Vanity Fair is standing by its September cover story spotlighting Angelina Jolie that described a controversial casting process for her upcoming movie “First They Killed My Father.”
Jolie came under fire when it was revealed that she allegedly cast the young lead in her film after playing a game that involved the directors giving impoverished Cambodian children money, then taking it away as part of an acting exercise. Critics slammed the process in which casting directors would, as described in the magazine, “put money on the table and asked the child to think of something she needed the money for, and then to snatch it away,” as “deliberate emotional abuse” and “exploitative.”
Jolie refuted the excerpt, saying her statements about the scene had been misconstrued, as it was “a pretend exercise in an improvisation, from an actual scene in the film.” Jolie also stressed that she was “upset” by the allegations.
“I am upset that a pretend exercise in an improvisation, from an actual scene in the film, has been written about as if it was a real scenario,” she said. “The suggestion that real money was taken from a child during an audition is false and upsetting. I would be outraged myself if this had happened.”
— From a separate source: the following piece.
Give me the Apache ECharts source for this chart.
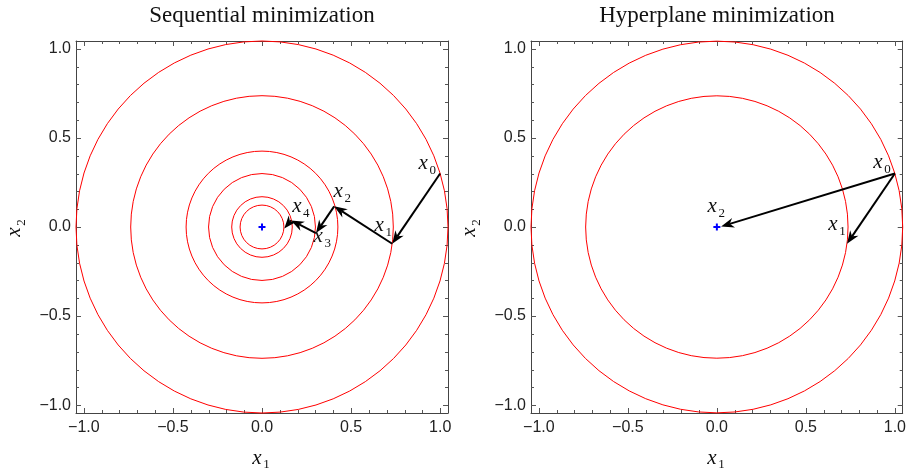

According to Vanity Fair, Jolie’s lawyer contacted the magazine and said that contributing editor Evgenia Peretz, the author of the piece, had “mistakenly” reported the incident. The attorney asked for the below statement to be published and for the original paragraph to be removed from the online article.
“The casting crew showed the children the camera and sound recording material, explaining to them that they were going to be asked to act out a part. … The children were not tricked as some have suggested. … All of the children auditioning were made aware of the fictional aspect of the exercise and were tended to at all times by relatives or guardians from NGOs. … We apologize for any misunderstanding.”
Vanity Fair said it reviewed the transcript and audio of the interview and “stands by Peretz’s story as published.”
The publication also released the interview transcript.
AJ: But it was very hard to find a little Loung. And so it was what they call a slum school. I don’t think that’s a very nice word for it, but a school for kids in very poor areas.
And I think, I mean they didn’t know. We just went in and—you just go in and do some auditions with the kids. And it’s not really an audition with children. We had this game where it would be—and I wasn’t there and they didn’t know what they were really doing. They kind of said, “Oh, a camera’s coming up and we want to play a game with you.” And the game for that character was “We’re going to put some money on the table. Think of something that you need that money for.” Sometimes it was money, sometimes it was a cookie. [Laughter] “And then take it.” And then we would catch them. “We’re going to catch you, and we’d like you to try to lie that you didn’t have it.”
So it was very interesting seeing the kids and how they would—some were very conscious of the camera. They were actually—there are so many talented kids in this country. But Srey Moch was the only child that stared at that money for a very, very long time before she picked it up, and then bravely, brazenly lying, like was trying to hide, but then she also kind of—
EP: Wait. This is the girl, Loung.
AJ: This is the girl. And then when she was forced to give it back became very kind of like strong, emotional, she became overwhelmed with emotion that she was—and she just—all of these different things flooded out. And I don’t think she or her family would mind me saying when she was later asked what that money was for, she said her grandfather died and they didn’t have enough money for a nice funeral.